SHORT TASK =
In the material below, find every line with "diagram" and pull it out.

ENTRIES SHOWN =
********

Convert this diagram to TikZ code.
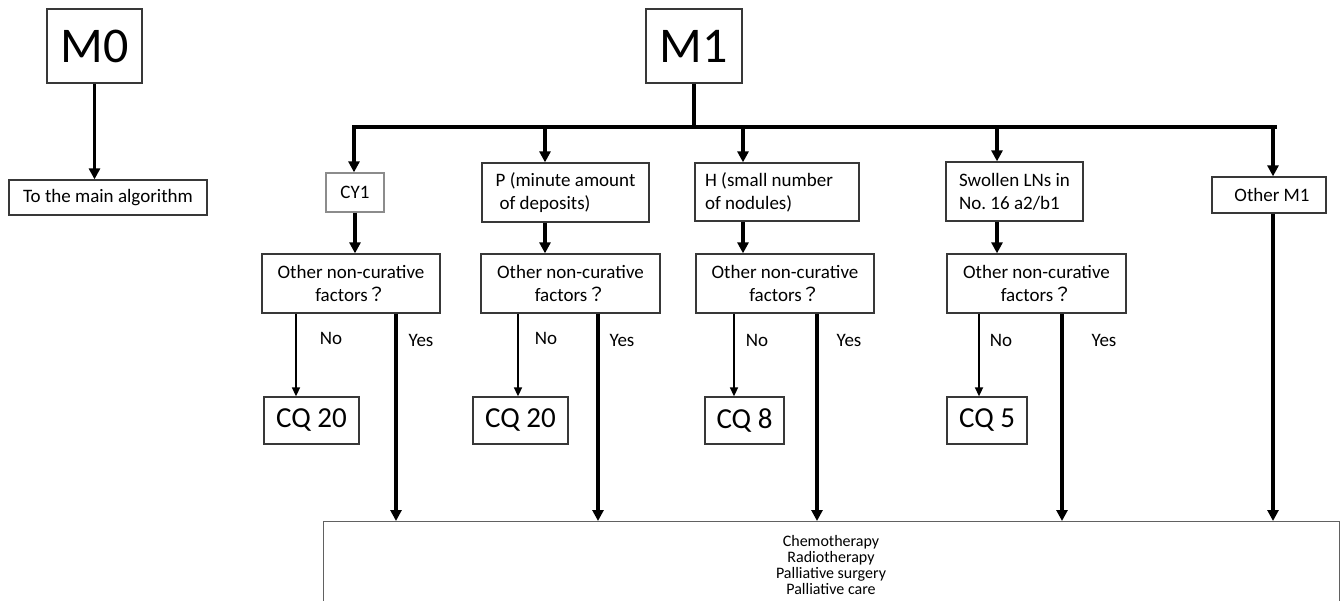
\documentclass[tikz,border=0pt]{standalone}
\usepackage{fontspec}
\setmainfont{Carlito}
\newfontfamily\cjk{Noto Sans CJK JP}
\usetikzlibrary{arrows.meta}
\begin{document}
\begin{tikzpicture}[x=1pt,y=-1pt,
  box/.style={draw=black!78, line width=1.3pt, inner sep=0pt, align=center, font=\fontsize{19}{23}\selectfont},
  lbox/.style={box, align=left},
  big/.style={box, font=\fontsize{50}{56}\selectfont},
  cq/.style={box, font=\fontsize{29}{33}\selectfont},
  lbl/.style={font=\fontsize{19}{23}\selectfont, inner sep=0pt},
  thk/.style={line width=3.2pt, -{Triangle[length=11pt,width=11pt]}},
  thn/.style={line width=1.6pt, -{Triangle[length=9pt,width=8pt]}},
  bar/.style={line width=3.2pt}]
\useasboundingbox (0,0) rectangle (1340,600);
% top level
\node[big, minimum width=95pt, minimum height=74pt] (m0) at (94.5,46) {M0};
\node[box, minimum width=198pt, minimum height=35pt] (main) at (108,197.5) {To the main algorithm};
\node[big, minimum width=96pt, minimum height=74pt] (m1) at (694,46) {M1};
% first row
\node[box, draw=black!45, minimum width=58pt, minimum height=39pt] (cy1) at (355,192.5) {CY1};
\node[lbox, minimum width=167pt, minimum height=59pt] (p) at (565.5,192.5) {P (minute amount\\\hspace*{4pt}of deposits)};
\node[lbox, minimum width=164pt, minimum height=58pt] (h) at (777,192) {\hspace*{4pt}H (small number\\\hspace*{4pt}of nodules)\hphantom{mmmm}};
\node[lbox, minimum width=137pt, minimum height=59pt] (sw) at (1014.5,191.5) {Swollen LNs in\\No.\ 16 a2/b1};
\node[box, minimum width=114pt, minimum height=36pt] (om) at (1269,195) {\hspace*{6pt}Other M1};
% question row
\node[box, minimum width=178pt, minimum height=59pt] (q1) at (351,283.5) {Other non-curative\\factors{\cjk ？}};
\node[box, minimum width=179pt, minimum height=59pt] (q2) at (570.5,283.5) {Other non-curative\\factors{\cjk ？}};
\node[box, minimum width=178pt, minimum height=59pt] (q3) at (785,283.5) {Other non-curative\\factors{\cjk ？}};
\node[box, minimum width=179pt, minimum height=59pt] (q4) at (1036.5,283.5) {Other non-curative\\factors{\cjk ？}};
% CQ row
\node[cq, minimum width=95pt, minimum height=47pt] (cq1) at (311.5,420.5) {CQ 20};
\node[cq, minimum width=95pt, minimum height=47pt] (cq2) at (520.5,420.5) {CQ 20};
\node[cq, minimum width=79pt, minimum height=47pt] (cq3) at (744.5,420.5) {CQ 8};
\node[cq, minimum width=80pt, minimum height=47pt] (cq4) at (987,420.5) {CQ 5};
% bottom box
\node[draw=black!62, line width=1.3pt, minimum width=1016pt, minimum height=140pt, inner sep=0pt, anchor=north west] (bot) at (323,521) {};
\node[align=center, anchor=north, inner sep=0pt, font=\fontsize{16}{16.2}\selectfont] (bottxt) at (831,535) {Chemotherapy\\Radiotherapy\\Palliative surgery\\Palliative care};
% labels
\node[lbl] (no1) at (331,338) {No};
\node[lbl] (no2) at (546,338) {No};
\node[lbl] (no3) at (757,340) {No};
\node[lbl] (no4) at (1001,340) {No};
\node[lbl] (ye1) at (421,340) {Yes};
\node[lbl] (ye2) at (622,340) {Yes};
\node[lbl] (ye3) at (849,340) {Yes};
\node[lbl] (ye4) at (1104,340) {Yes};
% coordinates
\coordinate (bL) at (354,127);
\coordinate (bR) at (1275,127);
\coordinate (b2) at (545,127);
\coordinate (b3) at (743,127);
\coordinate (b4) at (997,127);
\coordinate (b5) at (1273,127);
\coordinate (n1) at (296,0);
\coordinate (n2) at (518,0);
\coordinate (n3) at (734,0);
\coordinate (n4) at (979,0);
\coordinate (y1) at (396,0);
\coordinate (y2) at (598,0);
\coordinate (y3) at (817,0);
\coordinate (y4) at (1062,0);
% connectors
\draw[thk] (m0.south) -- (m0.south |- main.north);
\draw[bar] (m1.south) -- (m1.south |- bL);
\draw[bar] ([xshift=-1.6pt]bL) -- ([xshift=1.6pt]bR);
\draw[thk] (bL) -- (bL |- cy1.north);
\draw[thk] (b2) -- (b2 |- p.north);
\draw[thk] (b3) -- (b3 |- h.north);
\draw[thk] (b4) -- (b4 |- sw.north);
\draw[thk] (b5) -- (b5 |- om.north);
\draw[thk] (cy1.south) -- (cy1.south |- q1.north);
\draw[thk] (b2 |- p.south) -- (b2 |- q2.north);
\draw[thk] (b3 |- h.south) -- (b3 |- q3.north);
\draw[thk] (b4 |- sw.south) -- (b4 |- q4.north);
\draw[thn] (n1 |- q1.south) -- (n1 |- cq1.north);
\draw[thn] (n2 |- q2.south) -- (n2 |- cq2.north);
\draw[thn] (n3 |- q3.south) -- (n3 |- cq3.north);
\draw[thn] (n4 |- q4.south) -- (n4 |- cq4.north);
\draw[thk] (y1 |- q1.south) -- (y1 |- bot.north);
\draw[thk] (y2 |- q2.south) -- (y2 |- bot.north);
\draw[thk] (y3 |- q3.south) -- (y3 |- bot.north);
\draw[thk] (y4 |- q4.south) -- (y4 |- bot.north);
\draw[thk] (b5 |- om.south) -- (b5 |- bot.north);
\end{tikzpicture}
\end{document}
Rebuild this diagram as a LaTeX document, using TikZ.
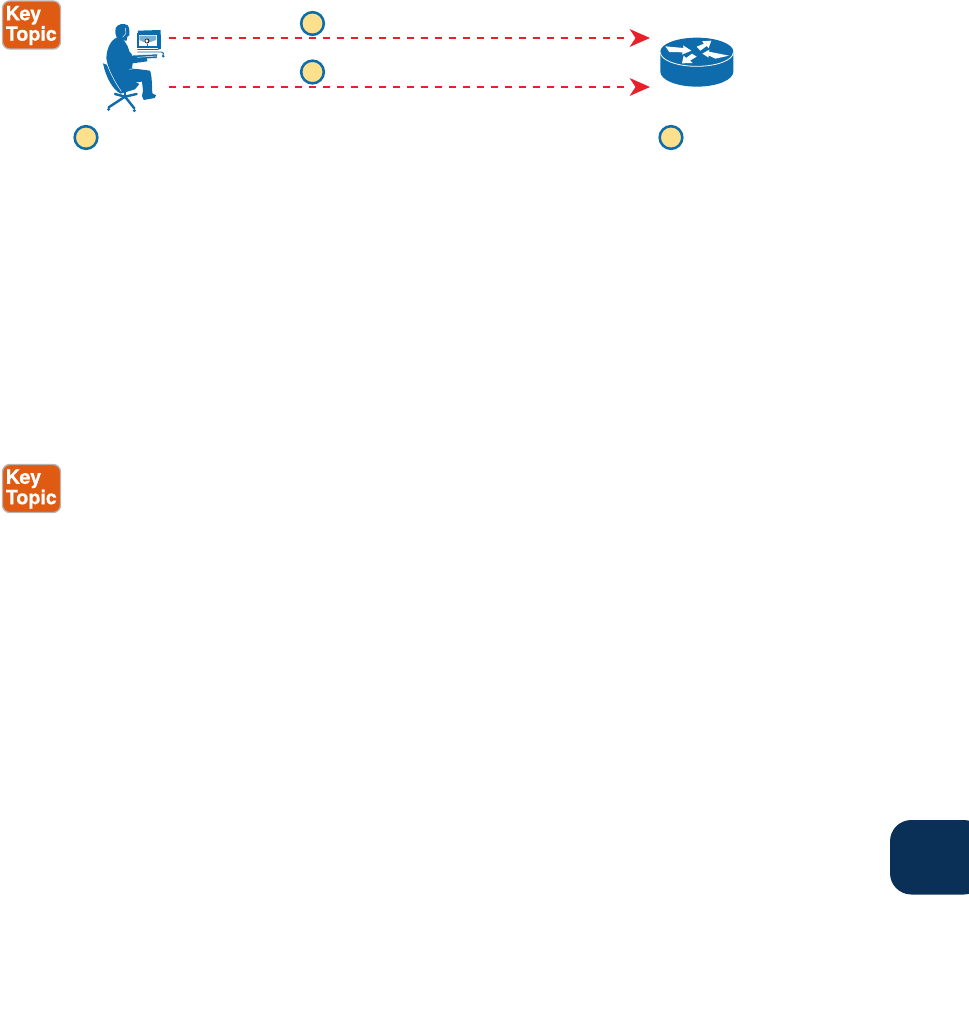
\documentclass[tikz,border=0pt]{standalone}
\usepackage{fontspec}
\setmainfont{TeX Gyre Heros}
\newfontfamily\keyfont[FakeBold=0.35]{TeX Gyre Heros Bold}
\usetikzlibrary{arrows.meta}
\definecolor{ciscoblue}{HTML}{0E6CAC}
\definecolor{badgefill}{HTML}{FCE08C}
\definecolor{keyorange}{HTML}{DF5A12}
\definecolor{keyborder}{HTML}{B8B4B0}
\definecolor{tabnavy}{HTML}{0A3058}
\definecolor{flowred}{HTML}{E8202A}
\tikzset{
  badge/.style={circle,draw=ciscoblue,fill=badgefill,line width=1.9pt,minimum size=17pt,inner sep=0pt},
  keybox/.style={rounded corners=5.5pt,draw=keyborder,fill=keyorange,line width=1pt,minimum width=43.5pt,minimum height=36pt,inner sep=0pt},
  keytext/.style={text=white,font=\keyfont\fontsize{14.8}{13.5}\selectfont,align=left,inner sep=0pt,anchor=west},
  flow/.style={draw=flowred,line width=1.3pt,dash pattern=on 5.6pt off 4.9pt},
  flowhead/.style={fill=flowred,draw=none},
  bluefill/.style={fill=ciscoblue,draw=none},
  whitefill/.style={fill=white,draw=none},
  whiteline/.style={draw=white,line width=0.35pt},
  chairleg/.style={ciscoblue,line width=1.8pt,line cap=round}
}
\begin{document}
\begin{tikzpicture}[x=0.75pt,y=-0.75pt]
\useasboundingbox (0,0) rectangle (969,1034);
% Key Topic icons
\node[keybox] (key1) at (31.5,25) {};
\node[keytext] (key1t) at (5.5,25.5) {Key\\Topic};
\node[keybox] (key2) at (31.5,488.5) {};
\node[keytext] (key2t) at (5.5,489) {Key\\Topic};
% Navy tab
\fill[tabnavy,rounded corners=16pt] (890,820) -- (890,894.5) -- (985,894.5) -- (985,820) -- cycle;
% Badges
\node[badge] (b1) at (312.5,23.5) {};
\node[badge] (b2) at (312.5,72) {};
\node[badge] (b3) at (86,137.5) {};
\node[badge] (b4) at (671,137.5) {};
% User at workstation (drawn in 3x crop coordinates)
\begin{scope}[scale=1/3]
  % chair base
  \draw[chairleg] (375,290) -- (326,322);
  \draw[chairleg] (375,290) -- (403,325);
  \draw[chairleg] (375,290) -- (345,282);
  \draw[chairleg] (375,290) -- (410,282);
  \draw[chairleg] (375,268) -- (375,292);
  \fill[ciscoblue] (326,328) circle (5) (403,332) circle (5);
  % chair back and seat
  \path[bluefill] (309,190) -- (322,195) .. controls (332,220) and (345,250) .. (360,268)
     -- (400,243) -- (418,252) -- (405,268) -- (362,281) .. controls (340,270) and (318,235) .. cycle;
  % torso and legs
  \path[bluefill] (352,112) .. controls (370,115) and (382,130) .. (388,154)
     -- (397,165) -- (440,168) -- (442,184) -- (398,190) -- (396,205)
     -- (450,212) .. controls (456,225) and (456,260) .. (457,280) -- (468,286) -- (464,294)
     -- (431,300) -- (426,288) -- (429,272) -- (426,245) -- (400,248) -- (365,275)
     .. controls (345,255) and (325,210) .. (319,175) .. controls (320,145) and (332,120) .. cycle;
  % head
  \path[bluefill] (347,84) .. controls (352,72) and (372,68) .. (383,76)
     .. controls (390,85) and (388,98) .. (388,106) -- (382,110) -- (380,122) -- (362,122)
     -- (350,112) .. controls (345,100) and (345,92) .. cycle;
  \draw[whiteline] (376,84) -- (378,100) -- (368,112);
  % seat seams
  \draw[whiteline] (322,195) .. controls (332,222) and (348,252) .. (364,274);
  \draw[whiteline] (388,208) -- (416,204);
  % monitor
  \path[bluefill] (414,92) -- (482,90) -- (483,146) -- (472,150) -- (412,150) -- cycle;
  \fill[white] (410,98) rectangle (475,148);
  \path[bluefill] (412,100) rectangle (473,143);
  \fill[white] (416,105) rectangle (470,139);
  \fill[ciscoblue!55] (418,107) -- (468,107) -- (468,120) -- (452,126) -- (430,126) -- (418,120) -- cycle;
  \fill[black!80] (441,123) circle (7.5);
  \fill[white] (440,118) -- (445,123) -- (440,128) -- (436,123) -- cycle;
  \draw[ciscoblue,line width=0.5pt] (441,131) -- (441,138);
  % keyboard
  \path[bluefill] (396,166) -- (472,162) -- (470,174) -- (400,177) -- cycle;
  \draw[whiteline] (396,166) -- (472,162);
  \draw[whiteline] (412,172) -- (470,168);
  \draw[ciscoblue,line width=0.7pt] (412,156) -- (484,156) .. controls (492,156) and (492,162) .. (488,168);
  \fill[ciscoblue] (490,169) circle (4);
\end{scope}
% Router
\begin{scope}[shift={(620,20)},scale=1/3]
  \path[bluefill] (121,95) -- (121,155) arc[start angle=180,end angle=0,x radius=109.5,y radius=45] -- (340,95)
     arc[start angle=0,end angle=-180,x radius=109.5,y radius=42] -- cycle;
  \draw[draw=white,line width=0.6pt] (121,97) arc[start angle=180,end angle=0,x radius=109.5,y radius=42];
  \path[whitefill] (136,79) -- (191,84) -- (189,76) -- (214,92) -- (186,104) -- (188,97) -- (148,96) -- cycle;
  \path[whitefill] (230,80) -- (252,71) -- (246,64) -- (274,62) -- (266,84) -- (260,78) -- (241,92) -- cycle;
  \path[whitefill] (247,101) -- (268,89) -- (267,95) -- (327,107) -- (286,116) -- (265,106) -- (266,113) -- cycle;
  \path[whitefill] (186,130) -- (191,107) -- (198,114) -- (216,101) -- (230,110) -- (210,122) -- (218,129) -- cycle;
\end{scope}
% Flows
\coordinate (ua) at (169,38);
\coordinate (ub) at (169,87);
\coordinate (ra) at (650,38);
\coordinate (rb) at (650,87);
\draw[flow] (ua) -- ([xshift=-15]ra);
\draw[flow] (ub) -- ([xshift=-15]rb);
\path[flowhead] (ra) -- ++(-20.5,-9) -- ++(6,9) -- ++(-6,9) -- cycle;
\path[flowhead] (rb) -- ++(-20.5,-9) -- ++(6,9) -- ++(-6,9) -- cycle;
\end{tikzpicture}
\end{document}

********

EXERCISE SOLUTION =
Convert this diagram to TikZ code.
Rebuild this diagram as a LaTeX document, using TikZ.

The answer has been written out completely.